This post is completely egotistical – but sod it, I can blow my own trumpet sometimes…
I think I’ve just saved someone's life, but only because I’m honest.
It’s 6:20 am, and I had ten minutes to go until the end of the shift. I’d just finished a maternataxi at the other end of my patch, so I considered sitting there for the ten minutes of my shift before ‘greening up’. That way I wouldn’t get another job, I could get back to station near enough in time, and by extension be safe and warm in bed before 7am.
“Sod it”, I thought, “what are the chances of me getting a job in these ten minutes”. So I ‘greened up’, and started heading back to station.
6:28am. My computer display starts buzzing, “58 year old Male, swollen tongue”.
It’s at the other end of my area, on go the lights, on goes the siren, and I key the mike to ask Control if there is anyone nearer, or anyone who finishes at 7am who could take the job. There isn’t.
The problem with getting a job at 6:30 is that pretty much every other ambulance and RRU in the area finishes their shift at 7am. So if they have all been on jobs, they’ll sit out the last 20 minutes of the shift at hospital. Or they could all be genuinely busy.
If Control are holding a job, then they’ll broadcast it over the radio, and hope that someone will take it, which to be honest, someone normally does.
So I race around there, getting there is Nine Minutes. Damn, the job is a failure…I need to get to every job in under 8 minutes.

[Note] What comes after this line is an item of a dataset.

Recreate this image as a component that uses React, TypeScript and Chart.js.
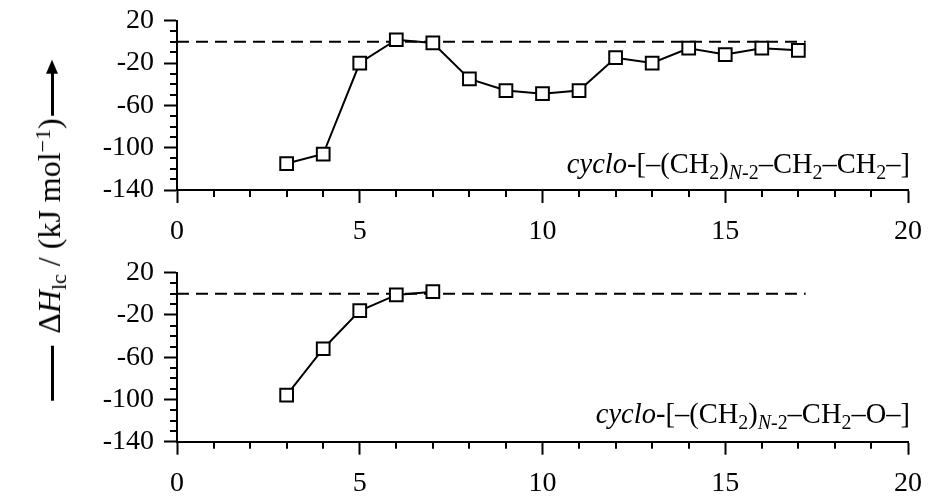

The patient has a swollen tongue alright, so much so it’s nearly falling out of his head. Apparently it started swelling up from last night, and has just been getting worse.
It looks to me that he is suffering an allergic reaction, quite a serious one as well, although he has no idea what he might be allergic to
Ok, I think, if it’s taken that long, he has plenty of breathing time, we can wait for the ambulance, and the hospital can treat him with the nice drugs. The only drug I have in this situation is adrenaline, which can have some fairly nasty side effects (nothing serious, just it’s not a pleasant drug to have injected into you).
So we wait, have a bit of a chat, and I manage to calm him down.
“It’s still getting bigger”, he says. So I have a look, and it is indeed getting to a dangerously large size. If it swells much more his airway will obstruct, and he won’t be able to breathe.
“Alright then”, I say, “Time for that injection I told you about”.
500mcg of Adrenaline, straight in the muscle.
4 minutes later, and he tells me that “It’s getting smaller”.
10 minutes later and it is noticeably smaller, and he is able to talk in a much more normal voice.
His mum, 86 years old, and dressed in a little checked work pinny comes down and offers a cup of tea.
50 minutes after arriving on scene and after having a good chat about the state of English rugby, the weather and the good the NHS does, an ambulance rolls up outside.
The ambulance has also ‘greened up’ with 10 minutes to go on the end of their shift. Bless them.
I get back to station and finish my paperwork – it’s now 8am, one and a half hours overtime then. Back in 10 hours to do the same again.
Then I start thinking… If I hadn’t been honest (read: scared about getting caught and getting the sack), then I wouldn’t have gotten the job, the patient’s tongue would have swollen, and he could have choked to death.
All those little random decisions came together to help this patient.
And I managed to go home with a warm glow inside, rather than the sickness of fatigue, and the dejection of yet another drunk/assault/drunken assault.